**OBJECTIVE**
Reproduce every entry exactly and leave its pictures out.

=== SUPPLIED DATA ===

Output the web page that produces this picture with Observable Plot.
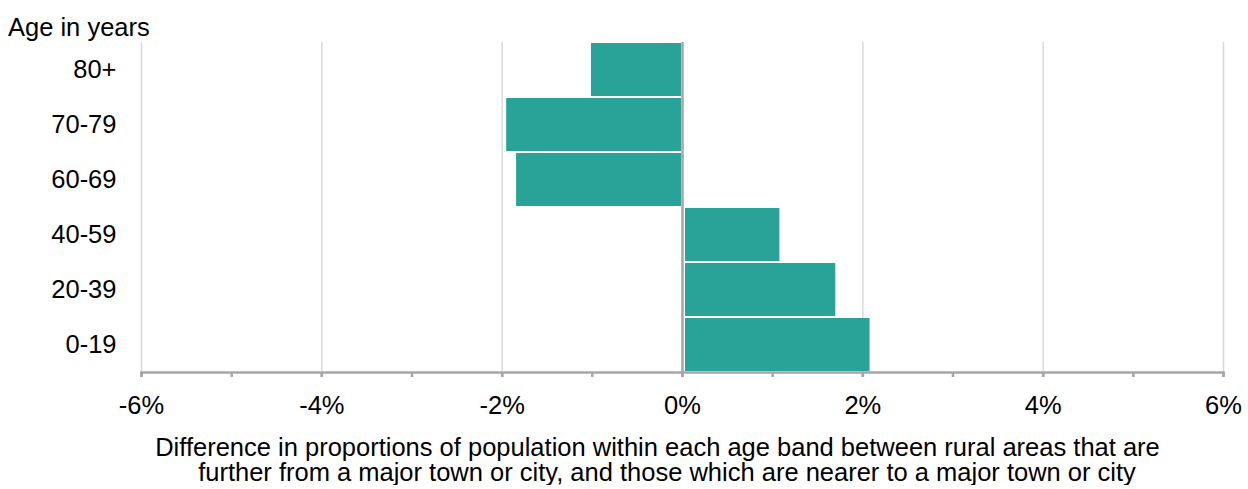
<!DOCTYPE html>
<html>
<head>
<meta charset="utf-8">
<script src="https://cdn.jsdelivr.net/npm/d3@7"></script>
<script src="https://cdn.jsdelivr.net/npm/@observablehq/plot@0.6"></script>
<style>
  body { margin: 0; background: #fff; font-family: "Liberation Sans", Arial, sans-serif; }
  #wrap { position: relative; width: 1248px; }
  #title { position: absolute; left: 8px; top: 13px; font-size: 25.5px; color: #000; white-space: nowrap; }
  #caption { margin-top: 10px; font-size: 25.5px; line-height: 25px; color: #000; }
  #caption div { text-align: center; white-space: nowrap; }
  #cap1 { width: 1181px; padding-left: 67px; }
  #cap2 { width: 1162px; padding-left: 86px; }
</style>
</head>
<body>
<div id="wrap">
  <div id="title">Age in years</div>
  <div id="chart"></div>
  <div id="caption">
    <div id="cap1">Difference in proportions of population within each age band between rural areas that are</div>
    <div id="cap2">further from a major town or city, and those which are nearer to a major town or city</div>
  </div>
</div>
<script>
const ageBands = ["80+", "70-79", "60-69", "40-59", "20-39", "0-19"];
const differences = [-1.01, -1.95, -1.84, 1.08, 1.70, 2.08];
const majorTicks = [-6, -4, -2, 0, 2, 4, 6];
const minorTicks = [-6, -5, -4, -3, -2, -1, 0, 1, 2, 3, 4, 5, 6];

const data = ageBands.map((band, i) => ({band, value: differences[i]}));
const teal = "#29a397";

const chart = Plot.plot({
  width: 1248,
  height: 425,
  marginTop: 42,
  marginBottom: 53,
  marginLeft: 141,
  marginRight: 25,
  style: {fontFamily: "'Liberation Sans', Arial, sans-serif", fontSize: "25.5px", color: "#000", background: "#fff", overflow: "visible"},
  x: {domain: [-6, 6], label: null},
  y: {domain: ageBands, label: null, paddingInner: 0.04, paddingOuter: 0},
  marks: [
    Plot.gridX(majorTicks, {stroke: "#d9d9d9", strokeOpacity: 1, strokeWidth: 1.5}),
    Plot.barX(data.filter(d => d.value >= 0), {x1: 0, x2: "value", y: "band", fill: teal, insetLeft: 3}),
    Plot.barX(data.filter(d => d.value < 0), {x1: "value", x2: 0, y: "band", fill: teal, insetRight: 1}),
    Plot.ruleX([0], {stroke: "#a6a6a6", strokeWidth: 2.5}),
    Plot.axisY({tickSize: 0, tickPadding: 25, fontSize: 25.5, label: null}),
    Plot.axisX(minorTicks, {tickSize: 5, stroke: "#a6a6a6", strokeWidth: 2.5, tickFormat: () => "", label: null}),
    Plot.axisX(majorTicks, {tickSize: 5, stroke: "#a6a6a6", strokeWidth: 2.5, tickPadding: 18, fontSize: 25.5, tickFormat: d => `${d}%`, label: null}),
    Plot.frame({anchor: "bottom", stroke: "#a6a6a6", strokeWidth: 2.5})
  ]
});
document.getElementById("chart").appendChild(chart);
</script>
</body>
</html>
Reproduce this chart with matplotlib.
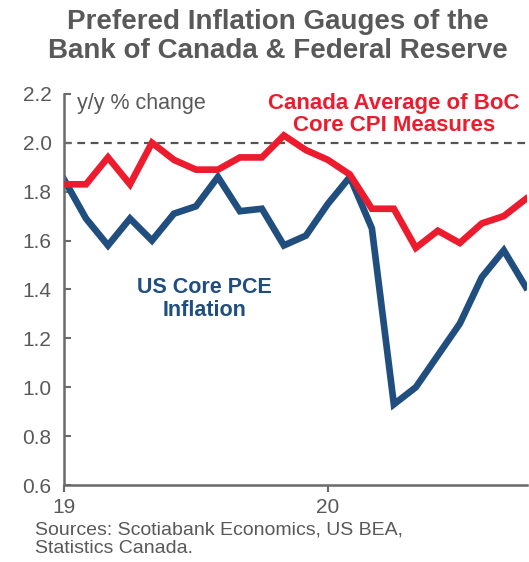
import numpy as np
import matplotlib.pyplot as plt

# monthly data, Jan 2019 .. Oct 2020
months = np.arange(22)
canada_core = [1.83, 1.83, 1.94, 1.83, 2.00, 1.93, 1.89, 1.89, 1.94, 1.94,
               2.03, 1.97, 1.93, 1.87, 1.73, 1.73, 1.57, 1.64, 1.59, 1.67,
               1.70, 1.77]
us_core_pce = [1.85, 1.69, 1.58, 1.69, 1.60, 1.71, 1.74, 1.86, 1.72, 1.73,
               1.58, 1.62, 1.75, 1.86, 1.65, 0.93, 1.00, 1.13, 1.26, 1.45,
               1.56, 1.41]
year_ticks = [0, 12]
year_labels = ["19", "20"]
target = 2.0

gray = "#595959"
red = "#EC1C2E"
blue = "#1F4E7F"

plt.rcParams["font.family"] = ["Liberation Sans", "DejaVu Sans"]

fig = plt.figure(figsize=(5.29, 5.62), dpi=100)
ax = fig.add_axes([0.121, 0.137, 0.875, 0.696])

ax.axhline(target, color="#555555", lw=1.6, ls=(0, (3.5, 2.5)), zorder=1)
ax.plot(months, canada_core, color=red, lw=4.8, solid_joinstyle="miter", zorder=3)
ax.plot(months, us_core_pce, color=blue, lw=4.8, solid_joinstyle="miter", zorder=2)

ax.set_xlim(0, 21.05)
ax.set_ylim(0.6, 2.2)
ax.set_yticks(np.arange(0.6, 2.21, 0.2))
ax.set_yticklabels(["%.1f" % v for v in np.arange(0.6, 2.21, 0.2)])
ax.set_xticks(year_ticks)
ax.set_xticklabels(year_labels)

for s in ["top", "right"]:
    ax.spines[s].set_visible(False)
for s in ["left", "bottom"]:
    ax.spines[s].set_color("#6b6b6b")
    ax.spines[s].set_linewidth(1.8)

ax.tick_params(axis="y", direction="in", length=5, width=1.5, color="#6b6b6b",
               labelsize=15, labelcolor=gray, pad=9)
ax.tick_params(axis="x", direction="out", length=5, width=1.5, color="#6b6b6b",
               labelsize=15, labelcolor=gray, pad=4)

ax.text(0.6, 2.16, "y/y % change", fontsize=15.5, color=gray, va="center", ha="left")
ax.text(15.0, 2.115, "Canada Average of BoC\nCore CPI Measures", fontsize=16,
        color=red, fontweight="bold", ha="center", va="center", linespacing=1.1)
ax.text(6.4, 1.36, "US Core PCE\nInflation", fontsize=15.5, color=blue,
        fontweight="bold", ha="center", va="center", linespacing=1.1)

fig.text(0.525, 0.935, "Prefered Inflation Gauges of the\nBank of Canada & Federal Reserve",
         fontsize=20, fontweight="bold", color=gray, ha="center", va="center",
         linespacing=1.12)
fig.text(0.066, 0.04, "Sources: Scotiabank Economics, US BEA,\nStatistics Canada.",
         fontsize=14, color=gray, ha="left", va="center", linespacing=1.1)

fig.savefig("out.png", dpi=100)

===

**CORRECT RESPONSE**
Output the web page that produces this picture with Observable Plot.
<!DOCTYPE html>
<html>
<head>
<meta charset="utf-8">
<script src="https://cdn.jsdelivr.net/npm/d3@7"></script>
<script src="https://cdn.jsdelivr.net/npm/@observablehq/plot@0.6"></script>
<style>
  body { margin: 0; background: #fff; font-family: "Liberation Sans", Arial, sans-serif; }
  #wrap { position: relative; width: 1248px; }
  #title { position: absolute; left: 8px; top: 13px; font-size: 25.5px; color: #000; white-space: nowrap; }
  #caption { margin-top: 10px; font-size: 25.5px; line-height: 25px; color: #000; }
  #caption div { text-align: center; white-space: nowrap; }
  #cap1 { width: 1181px; padding-left: 67px; }
  #cap2 { width: 1162px; padding-left: 86px; }
</style>
</head>
<body>
<div id="wrap">
  <div id="title">Age in years</div>
  <div id="chart"></div>
  <div id="caption">
    <div id="cap1">Difference in proportions of population within each age band between rural areas that are</div>
    <div id="cap2">further from a major town or city, and those which are nearer to a major town or city</div>
  </div>
</div>
<script>
const ageBands = ["80+", "70-79", "60-69", "40-59", "20-39", "0-19"];
const differences = [-1.01, -1.95, -1.84, 1.08, 1.70, 2.08];
const majorTicks = [-6, -4, -2, 0, 2, 4, 6];
const minorTicks = [-6, -5, -4, -3, -2, -1, 0, 1, 2, 3, 4, 5, 6];

const data = ageBands.map((band, i) => ({band, value: differences[i]}));
const teal = "#29a397";

const chart = Plot.plot({
  width: 1248,
  height: 425,
  marginTop: 42,
  marginBottom: 53,
  marginLeft: 141,
  marginRight: 25,
  style: {fontFamily: "'Liberation Sans', Arial, sans-serif", fontSize: "25.5px", color: "#000", background: "#fff", overflow: "visible"},
  x: {domain: [-6, 6], label: null},
  y: {domain: ageBands, label: null, paddingInner: 0.04, paddingOuter: 0},
  marks: [
    Plot.gridX(majorTicks, {stroke: "#d9d9d9", strokeOpacity: 1, strokeWidth: 1.5}),
    Plot.barX(data.filter(d => d.value >= 0), {x1: 0, x2: "value", y: "band", fill: teal, insetLeft: 3}),
    Plot.barX(data.filter(d => d.value < 0), {x1: "value", x2: 0, y: "band", fill: teal, insetRight: 1}),
    Plot.ruleX([0], {stroke: "#a6a6a6", strokeWidth: 2.5}),
    Plot.axisY({tickSize: 0, tickPadding: 25, fontSize: 25.5, label: null}),
    Plot.axisX(minorTicks, {tickSize: 5, stroke: "#a6a6a6", strokeWidth: 2.5, tickFormat: () => "", label: null}),
    Plot.axisX(majorTicks, {tickSize: 5, stroke: "#a6a6a6", strokeWidth: 2.5, tickPadding: 18, fontSize: 25.5, tickFormat: d => `${d}%`, label: null}),
    Plot.frame({anchor: "bottom", stroke: "#a6a6a6", strokeWidth: 2.5})
  ]
});
document.getElementById("chart").appendChild(chart);
</script>
</body>
</html>
Reproduce this chart with matplotlib.
import numpy as np
import matplotlib.pyplot as plt

# monthly data, Jan 2019 .. Oct 2020
months = np.arange(22)
canada_core = [1.83, 1.83, 1.94, 1.83, 2.00, 1.93, 1.89, 1.89, 1.94, 1.94,
               2.03, 1.97, 1.93, 1.87, 1.73, 1.73, 1.57, 1.64, 1.59, 1.67,
               1.70, 1.77]
us_core_pce = [1.85, 1.69, 1.58, 1.69, 1.60, 1.71, 1.74, 1.86, 1.72, 1.73,
               1.58, 1.62, 1.75, 1.86, 1.65, 0.93, 1.00, 1.13, 1.26, 1.45,
               1.56, 1.41]
year_ticks = [0, 12]
year_labels = ["19", "20"]
target = 2.0

gray = "#595959"
red = "#EC1C2E"
blue = "#1F4E7F"

plt.rcParams["font.family"] = ["Liberation Sans", "DejaVu Sans"]

fig = plt.figure(figsize=(5.29, 5.62), dpi=100)
ax = fig.add_axes([0.121, 0.137, 0.875, 0.696])

ax.axhline(target, color="#555555", lw=1.6, ls=(0, (3.5, 2.5)), zorder=1)
ax.plot(months, canada_core, color=red, lw=4.8, solid_joinstyle="miter", zorder=3)
ax.plot(months, us_core_pce, color=blue, lw=4.8, solid_joinstyle="miter", zorder=2)

ax.set_xlim(0, 21.05)
ax.set_ylim(0.6, 2.2)
ax.set_yticks(np.arange(0.6, 2.21, 0.2))
ax.set_yticklabels(["%.1f" % v for v in np.arange(0.6, 2.21, 0.2)])
ax.set_xticks(year_ticks)
ax.set_xticklabels(year_labels)

for s in ["top", "right"]:
    ax.spines[s].set_visible(False)
for s in ["left", "bottom"]:
    ax.spines[s].set_color("#6b6b6b")
    ax.spines[s].set_linewidth(1.8)

ax.tick_params(axis="y", direction="in", length=5, width=1.5, color="#6b6b6b",
               labelsize=15, labelcolor=gray, pad=9)
ax.tick_params(axis="x", direction="out", length=5, width=1.5, color="#6b6b6b",
               labelsize=15, labelcolor=gray, pad=4)

ax.text(0.6, 2.16, "y/y % change", fontsize=15.5, color=gray, va="center", ha="left")
ax.text(15.0, 2.115, "Canada Average of BoC\nCore CPI Measures", fontsize=16,
        color=red, fontweight="bold", ha="center", va="center", linespacing=1.1)
ax.text(6.4, 1.36, "US Core PCE\nInflation", fontsize=15.5, color=blue,
        fontweight="bold", ha="center", va="center", linespacing=1.1)

fig.text(0.525, 0.935, "Prefered Inflation Gauges of the\nBank of Canada & Federal Reserve",
         fontsize=20, fontweight="bold", color=gray, ha="center", va="center",
         linespacing=1.12)
fig.text(0.066, 0.04, "Sources: Scotiabank Economics, US BEA,\nStatistics Canada.",
         fontsize=14, color=gray, ha="left", va="center", linespacing=1.1)

fig.savefig("out.png", dpi=100)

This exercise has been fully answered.